Chlamydastis metacystis

Scientific classification
- Kingdom: Animalia
- Phylum: Arthropoda
- Clade: Pancrustacea
- Class: Insecta
- Order: Lepidoptera
- Family: Depressariidae
- Genus: Chlamydastis
- Species: C. metacystis
- Binomial name: Chlamydastis metacystis (Meyrick, 1918)
- Synonyms: Ptilogenes metacystis Meyrick, 1918;

= Chlamydastis metacystis =

- Authority: (Meyrick, 1918)
- Synonyms: Ptilogenes metacystis Meyrick, 1918

Species of moth

Chlamydastis metacystis is a moth in the family Depressariidae. It was described by Edward Meyrick in 1918. It is found in French Guiana.

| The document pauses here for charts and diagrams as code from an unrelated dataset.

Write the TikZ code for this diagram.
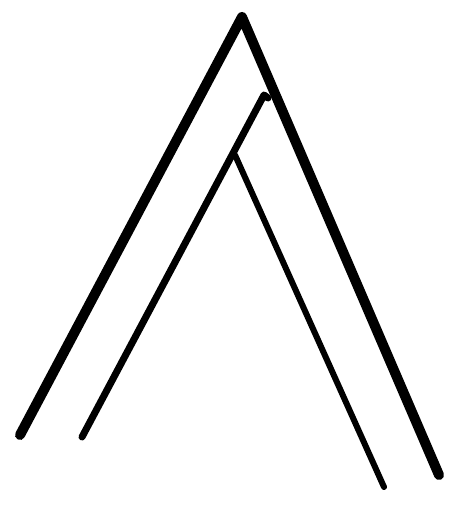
\documentclass[tikz,border=0pt]{standalone}

\begin{document}
\begin{tikzpicture}[x=1pt,y=-1pt]
        \tikzstyle{stroke}=[line cap=round,line join=round]
        \tikzstyle{outer}=[stroke,line width=10pt]
        \tikzstyle{inner}=[stroke,line width=7pt]
        \useasboundingbox (0,0) rectangle (464,510);
        \coordinate (outerleft) at (20,435);
        \coordinate (apex) at (242,17);
        \coordinate (outerright) at (439,475);
        \coordinate (innerleft) at (82,437);
        \coordinate (innertop) at (264,95);
        \coordinate (hook) at (268,98);
        \coordinate (fork) at (235,155);
        \coordinate (innerright) at (384,487);
        \draw[outer] (outerleft) -- (apex) -- (outerright);
        \draw[inner] (innerleft) -- (innertop) -- (hook);
        \draw[inner,line width=6pt] (fork) -- (innerright);
\end{tikzpicture}
\end{document}
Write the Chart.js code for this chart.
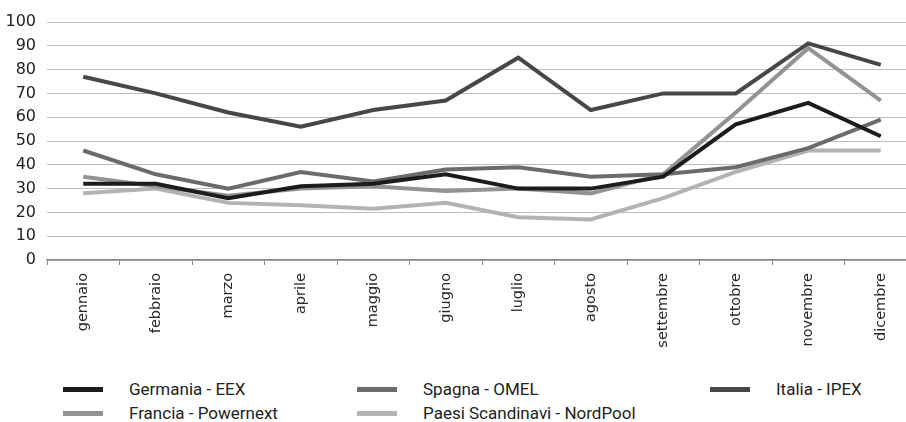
<!DOCTYPE html>
<html>
<head>
<meta charset="utf-8">
<script src="https://cdn.jsdelivr.net/npm/chart.js@4/dist/chart.umd.min.js"></script>
<style>
  html, body { margin: 0; padding: 0; background: #fff; overflow: hidden; width: 906px; height: 422px; }
  #wrap { position: relative; width: 918px; height: 365px; }
  #legend { position: absolute; left: 0; top: 378px; width: 906px; height: 44px;
    font-family: Roboto, sans-serif; font-size: 17px; color: #222; }
  .item { position: absolute; height: 22px; line-height: 22px; white-space: nowrap; }
  .swatch { position: absolute; left: 0; top: 9px; width: 40px; height: 5px; }
  .item span { position: absolute; left: 66px; top: 0; }
</style>
</head>
<body>
<div id="wrap"><canvas id="chart" width="918" height="365"></canvas></div>
<div id="legend"></div>
<script>
const months = ["gennaio", "febbraio", "marzo", "aprile", "maggio", "giugno",
  "luglio", "agosto", "settembre", "ottobre", "novembre", "dicembre"];

const germania = [32, 32, 26, 31, 32, 36, 30, 30, 35, 57, 66, 52];
const spagna = [46, 36, 30, 37, 33, 38, 39, 35, 36, 39, 47, 59];
const italia = [77, 70, 62, 56, 63, 67, 85, 63, 70, 70, 91, 82];
const francia = [35, 31, 27, 30, 31, 29, 30, 28, 36, 62, 89, 67];
const nordpool = [28, 30, 24, 23, 21.5, 24, 18, 17, 26, 37, 46, 46];

const yTicks = [0, 10, 20, 30, 40, 50, 60, 70, 80, 90, 100];

const series = [
  { label: "Germania - EEX", data: germania, color: "#1c1c1c", order: 1, pos: [63, 0] },
  { label: "Spagna - OMEL", data: spagna, color: "#6b6b6b", order: 2, pos: [357, 0] },
  { label: "Italia - IPEX", data: italia, color: "#474747", order: 0, pos: [710, 0] },
  { label: "Francia - Powernext", data: francia, color: "#939393", order: 3, pos: [63, 24] },
  { label: "Paesi Scandinavi - NordPool", data: nordpool, color: "#b3b3b3", order: 4, pos: [357, 24] }
];

new Chart(document.getElementById("chart"), {
  type: "line",
  data: {
    labels: months,
    datasets: series.map(s => ({
      label: s.label,
      data: s.data,
      borderColor: s.color,
      backgroundColor: s.color,
      borderWidth: 4,
      pointRadius: 0,
      tension: 0,
      order: s.order
    }))
  },
  options: {
    responsive: false,
    animation: false,
    layout: { padding: { top: 22, right: 1, left: 0, bottom: 0 } },
    plugins: { legend: { display: false }, tooltip: { enabled: false } },
    scales: {
      x: {
        offset: true,
        grid: { offset: true, drawOnChartArea: false, tickLength: 5, color: "#888" },
        border: { color: "#888", width: 1.5 },
        ticks: {
          minRotation: 90, maxRotation: 90, padding: 8,
          color: "#2a2a2a",
          font: { family: "DejaVu Sans", size: 14.5 }
        },
        afterFit: s => { s.height = 105; }
      },
      y: {
        min: 0, max: 100,
        afterBuildTicks: s => { s.ticks = yTicks.map(v => ({ value: v })); },
        grid: { drawTicks: false, color: "#bdbdbd", lineWidth: 1 },
        border: { display: false },
        ticks: {
          padding: 11,
          color: "#222",
          font: { family: "DejaVu Sans", size: 16 }
        },
        afterFit: s => { s.width = 47; }
      }
    }
  }
});

const legend = document.getElementById("legend");
series.forEach(s => {
  const it = document.createElement("div");
  it.className = "item";
  it.style.left = s.pos[0] + "px";
  it.style.top = s.pos[1] + "px";
  it.innerHTML = '<div class="swatch" style="background:' + s.color + '"></div><span>' + s.label + '</span>';
  legend.appendChild(it);
});
</script>
</body>
</html>
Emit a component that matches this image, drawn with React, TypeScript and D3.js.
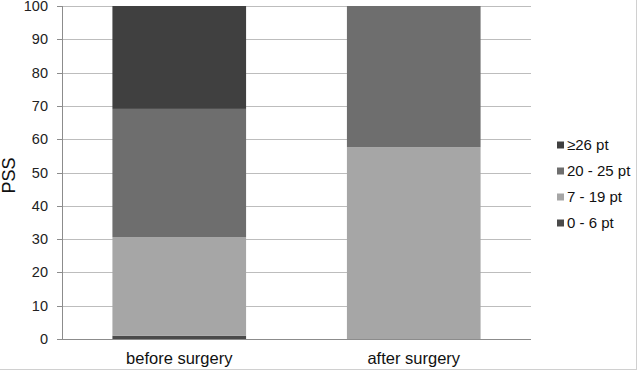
import React from "react";
import * as d3 from "d3";

const categories = ["before surgery", "after surgery"];
const seriesNames = ["0 - 6 pt", "7 - 19 pt", "20 - 25 pt", "≥26 pt"];
const seriesColors = ["#4a4a4a", "#a6a6a6", "#6e6e6e", "#404040"];
const val0to6 = [1, 0];
const val7to19 = [29.6, 57.6];
const val20to25 = [38.5, 42.4];
const val26plus = [30.9, 0];
const yTicks = [0, 10, 20, 30, 40, 50, 60, 70, 80, 90, 100];

const W = 640, H = 371;
const left = 62, right = 531, top = 6, bottom = 339;

export default function App() {
  const seriesVals = [val0to6, val7to19, val20to25, val26plus];
  const table = categories.map((c, i) => {
    const o: any = { cat: c };
    seriesNames.forEach((s, j) => (o[s] = seriesVals[j][i]));
    return o;
  });
  const stack = d3.stack<any>().keys(seriesNames)(table);
  const x = d3.scaleBand().domain(categories).range([left, right]).paddingInner(0.43).paddingOuter(0.215);
  const y = d3.scaleLinear().domain([0, 100]).range([bottom, top]);
  const font = "'Liberation Sans', Arial, sans-serif";
  const legendOrder = [3, 2, 1, 0];
  return (
    <svg width={W} height={H} style={{ position: "absolute", left: 0, top: 0, background: "#fff" }} fontFamily={font}>
      <rect x={0} y={0} width={W} height={H} fill="#fff" />
      <line x1={636.5} x2={636.5} y1={0} y2={369} stroke="#d0d0d0" />
      <line x1={0} x2={637} y1={369.5} y2={369.5} stroke="#d0d0d0" />
      {yTicks.map((t) => (
        <g key={t}>
          <line x1={left} x2={right} y1={Math.round(y(t)) + 0.5} y2={Math.round(y(t)) + 0.5} stroke="#bdbdbd" />
          <line x1={left - 5} x2={left} y1={Math.round(y(t)) + 0.5} y2={Math.round(y(t)) + 0.5} stroke="#8c8c8c" />
          <text x={48} y={y(t)} dy="0.35em" textAnchor="end" fontSize={14.5} fill="#222">{t}</text>
        </g>
      ))}
      {stack.map((s, j) => (
        <g key={s.key} fill={seriesColors[j]}>
          {s.map((d, i) => (
            <rect key={i} x={x(categories[i])!} width={x.bandwidth()} y={y(d[1])} height={Math.max(0, y(d[0]) - y(d[1]))} />
          ))}
        </g>
      ))}
      <line x1={left + 0.5} x2={left + 0.5} y1={top} y2={bottom} stroke="#8c8c8c" />
      <line x1={left - 5} x2={right} y1={bottom + 0.5} y2={bottom + 0.5} stroke="#8c8c8c" />
      {categories.map((c) => (
        <text key={c} x={x(c)! + x.bandwidth() / 2} y={358} dy="0.35em" textAnchor="middle" fontSize={16.5} fill="#111">{c}</text>
      ))}
      <text transform={`translate(9,${(top + bottom) / 2 + 3}) rotate(-90)`} textAnchor="middle" dy="0.35em" fontSize={18} fill="#111">PSS</text>
      {legendOrder.map((j, k) => (
        <g key={j} transform={`translate(557,${145 + k * 26})`}>
          <rect x={0} y={-3.5} width={7} height={7} fill={seriesColors[j]} />
          <text x={10} y={0} dy="0.35em" fontSize={15} fill="#111">{seriesNames[j]}</text>
        </g>
      ))}
    </svg>
  );
}
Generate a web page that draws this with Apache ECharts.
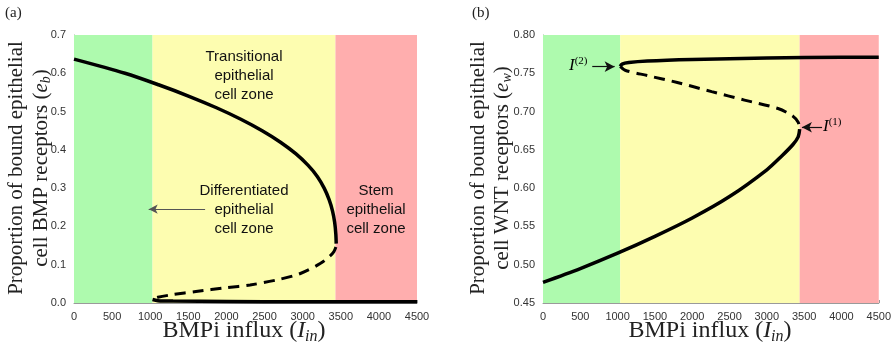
<!DOCTYPE html>
<html>
<head>
<meta charset="utf-8">
<script src="https://cdn.jsdelivr.net/npm/echarts@6/dist/echarts.min.js"></script>
<style>
html,body{margin:0;padding:0;background:#fff;}
#c{width:894px;height:346px;}
</style>
</head>
<body>
<div id="c"></div>
<script>
// ---------- data ----------
const xTicks = [0, 500, 1000, 1500, 2000, 2500, 3000, 3500, 4000, 4500];
const yTicksA = [0, 0.1, 0.2, 0.3, 0.4, 0.5, 0.6, 0.7];
const yTicksB = [0.45, 0.5, 0.55, 0.6, 0.65, 0.7, 0.75, 0.8];

const zoneBoundsA = [0, 1030, 3430, 4500];
const zoneBoundsB = [0, 1035, 3440, 4500];
const zoneNames = ['differentiated', 'transitional', 'stem'];

// Panel (a): e_b
const aUpperX = [0, 669, 1109, 1509, 1869, 2189, 2469, 2709, 2909, 3069, 3194, 3282, 3347, 3392, 3420, 3435, 3440];
const aUpperY = [0.637, 0.600, 0.570, 0.540, 0.510, 0.480, 0.450, 0.420, 0.390, 0.360, 0.330, 0.300, 0.270, 0.240, 0.210, 0.180, 0.155];
const aMidX = [3436, 3410, 3360, 3230, 2970, 2700, 2310, 2000, 1600, 1300, 1100, 1030];
const aMidY = [0.146, 0.134, 0.123, 0.103, 0.077, 0.062, 0.047, 0.040, 0.030, 0.022, 0.015, 0.010];
const aLowerX = [1030, 1100, 1300, 2000, 3000, 4000, 4500];
const aLowerY = [0.009, 0.006, 0.005, 0.004, 0.003, 0.003, 0.003];

// Panel (b): e_w
const bUpperX = [1035, 1060, 1150, 1400, 2000, 3000, 4000, 4500];
const bUpperY = [0.759, 0.762, 0.764, 0.766, 0.768, 0.770, 0.771, 0.771];
const bMidX = [1035, 1100, 1400, 1800, 2260, 2700, 3150, 3350, 3420, 3440];
const bMidY = [0.759, 0.754, 0.747, 0.738, 0.726, 0.715, 0.704, 0.694, 0.686, 0.678];
const bLowerX = [0, 500, 1000, 1500, 2000, 2500, 3000, 3200, 3350, 3420, 3440];
const bLowerY = [0.477, 0.495, 0.515, 0.537, 0.561, 0.589, 0.624, 0.642, 0.657, 0.667, 0.677];

// ---------- helpers ----------
const pairs = (xs, ys) => xs.map((x, i) => [x, ys[i]]);
const zoneColors = ['#aefaae', '#fdfdb0', '#ffaeae'];
const zonesFrom = b => zoneNames.map((n, i) => [
  {xAxis: b[i], itemStyle: {color: zoneColors[i]}},
  {xAxis: b[i + 1]}
]);

const tickFont = {fontFamily: 'Liberation Sans, Arial, sans-serif', fontSize: 11, color: '#333'};
const serif = 'Liberation Serif, DejaVu Serif, serif';

function xAxisCfg(gi) {
  return {
    type: 'value', gridIndex: gi, min: 0, max: 4500, interval: 500,
    axisLine: {show: true, onZero: false, lineStyle: {color: '#9a9a9a', width: 1}},
    axisTick: {show: true, inside: true, length: 3, lineStyle: {color: '#9a9a9a'}},
    axisLabel: Object.assign({margin: 8, formatter: v => String(v)}, tickFont),
    splitLine: {show: false}
  };
}
function yAxisCfg(gi, min, max, interval, dec) {
  return {
    type: 'value', gridIndex: gi, min: min, max: max, interval: interval,
    axisLine: {show: true, onZero: false, lineStyle: {color: '#9a9a9a', width: 1}},
    axisTick: {show: true, inside: true, length: 3, lineStyle: {color: '#9a9a9a'}},
    axisLabel: Object.assign({margin: 8, formatter: v => v.toFixed(dec)}, tickFont),
    splitLine: {show: false}
  };
}
const solid = {color: '#000', width: 3.5};
const dashed = {color: '#000', width: 3, type: [11, 7]};
function lineSeries(gi, data, style, extra) {
  return Object.assign({
    type: 'line', xAxisIndex: gi, yAxisIndex: gi, data: data,
    showSymbol: false, symbol: 'none', lineStyle: style, silent: true,
    smooth: 0.3, animation: false, z: 5
  }, extra || {});
}

const richLabel = {
  n: {fontFamily: serif, fontSize: 21, color: '#222'},
  i: {fontFamily: serif, fontSize: 21, fontStyle: 'italic', color: '#222'},
  s: {fontFamily: serif, fontSize: 14, fontStyle: 'italic', color: '#222', verticalAlign: 'bottom', lineHeight: 24}
};
const richX = {
  n: {fontFamily: serif, fontSize: 24, color: '#222'},
  i: {fontFamily: serif, fontSize: 24, fontStyle: 'italic', color: '#222'},
  s: {fontFamily: serif, fontSize: 16, fontStyle: 'italic', color: '#222', verticalAlign: 'bottom', lineHeight: 28}
};
const annFont = {fontFamily: 'Liberation Sans, Arial, sans-serif', fontSize: 15, fill: '#111', lineHeight: 19};
const supRich = {
  i: {fontFamily: serif, fontSize: 17, fontStyle: 'italic', color: '#111'},
  p: {fontFamily: serif, fontSize: 11, color: '#111', verticalAlign: 'top', lineHeight: 20}
};

function vText(x, y, str) {
  return {type: 'text', x: x, y: y, rotation: Math.PI / 2, silent: true, z: 100,
    style: {text: str, rich: richLabel, align: 'center', verticalAlign: 'middle', fontFamily: serif, fontSize: 21, fill: '#222'}};
}
function hText(x, y, str) {
  return {type: 'text', x: x, y: y, silent: true, z: 100,
    style: {text: str, rich: richX, align: 'center', verticalAlign: 'middle', fontFamily: serif, fontSize: 24, fill: '#222'}};
}
function annText(x, y, str) {
  return {type: 'text', x: x, y: y, silent: true, z: 100,
    style: Object.assign({text: str, align: 'center', verticalAlign: 'top'}, annFont)};
}

const chart = echarts.init(document.getElementById('c'), null, {renderer: 'canvas'});
chart.setOption({
  animation: false,
  backgroundColor: '#fff',
  grid: [
    {left: 74, top: 35, width: 343, height: 268},
    {left: 543, top: 35, width: 336, height: 268}
  ],
  xAxis: [xAxisCfg(0), xAxisCfg(1)],
  yAxis: [yAxisCfg(0, 0, 0.7, 0.1, 1), yAxisCfg(1, 0.45, 0.8, 0.05, 2)],
  series: [
    lineSeries(0, [], solid, {markArea: {silent: true, z: 1, data: zonesFrom(zoneBoundsA)}, z: 1}),
    lineSeries(0, pairs(aUpperX, aUpperY), solid),
    lineSeries(0, pairs(aMidX, aMidY), dashed),
    lineSeries(0, pairs(aLowerX, aLowerY), solid, {
      markLine: {silent: true, symbol: ['none', 'arrow'], symbolSize: [7, 9],
        label: {show: false}, lineStyle: {color: '#555', width: 1, type: 'solid'},
        data: [[{coord: [1720, 0.245]}, {coord: [980, 0.245]}]]}
    }),
    lineSeries(1, [], solid, {markArea: {silent: true, z: 1, data: zonesFrom(zoneBoundsB)}, z: 1}),
    lineSeries(1, pairs(bUpperX, bUpperY), solid),
    lineSeries(1, pairs(bMidX, bMidY), dashed),
    lineSeries(1, pairs(bLowerX, bLowerY), solid, {
      markLine: {silent: true, symbol: ['none', 'arrow'], symbolSize: [8, 10],
        label: {show: false}, lineStyle: {color: '#111', width: 1.2, type: 'solid'},
        data: [
          [{coord: [660, 0.7586]}, {coord: [960, 0.7586]}],
          [{coord: [3740, 0.6795]}, {coord: [3470, 0.6795]}]
        ]}
    })
  ],
  graphic: [
    {type: 'text', x: 5, y: 6, silent: true, z: 100, style: {text: '(a)', fontFamily: serif, fontSize: 15, fill: '#222'}},
    {type: 'text', x: 472, y: 6, silent: true, z: 100, style: {text: '(b)', fontFamily: serif, fontSize: 15, fill: '#222'}},
    vText(16, 168, '{n|Proportion of bound epithelial}'),
    vText(41, 168, '{n|cell BMP receptors (}{i|e}{s|b}{n|)}'),
    vText(478, 168, '{n|Proportion of bound epithelial}'),
    vText(502, 168, '{n|cell WNT receptors (}{i|e}{s|w}{n|)}'),
    hText(244, 331, '{n|BMPi influx (}{i|I}{s|in}{n|)}'),
    hText(710, 331, '{n|BMPi influx (}{i|I}{s|in}{n|)}'),
    annText(244, 47, 'Transitional\nepithelial\ncell zone'),
    annText(244, 181, 'Differentiated\nepithelial\ncell zone'),
    annText(376, 181, 'Stem\nepithelial\ncell zone'),
    {type: 'text', x: 569, y: 66, silent: true, z: 100, style: {text: '{i|I}{p|(2)}', rich: supRich, align: 'left', verticalAlign: 'middle'}},
    {type: 'text', x: 823, y: 127, silent: true, z: 100, style: {text: '{i|I}{p|(1)}', rich: supRich, align: 'left', verticalAlign: 'middle'}}
  ]
});
</script>
</body>
</html>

The wingspan is 14–17 mm. The forewings are whitish, more or less speckled fuscous. The stigmata are small, raised and black, the plical obliquely beyond the first discal and there are indistinct small grey spots on the costa at one-fourth and before the middle, and on the dorsum beyond the middle. An oval brown blotch, anteriorly suffused dark brown and sprinkled black, extending over the termen from above the apex to near the tornus. The hindwings of the males are ochreous-whitish, posteriorly tinged grey. The hindwings of the females are grey.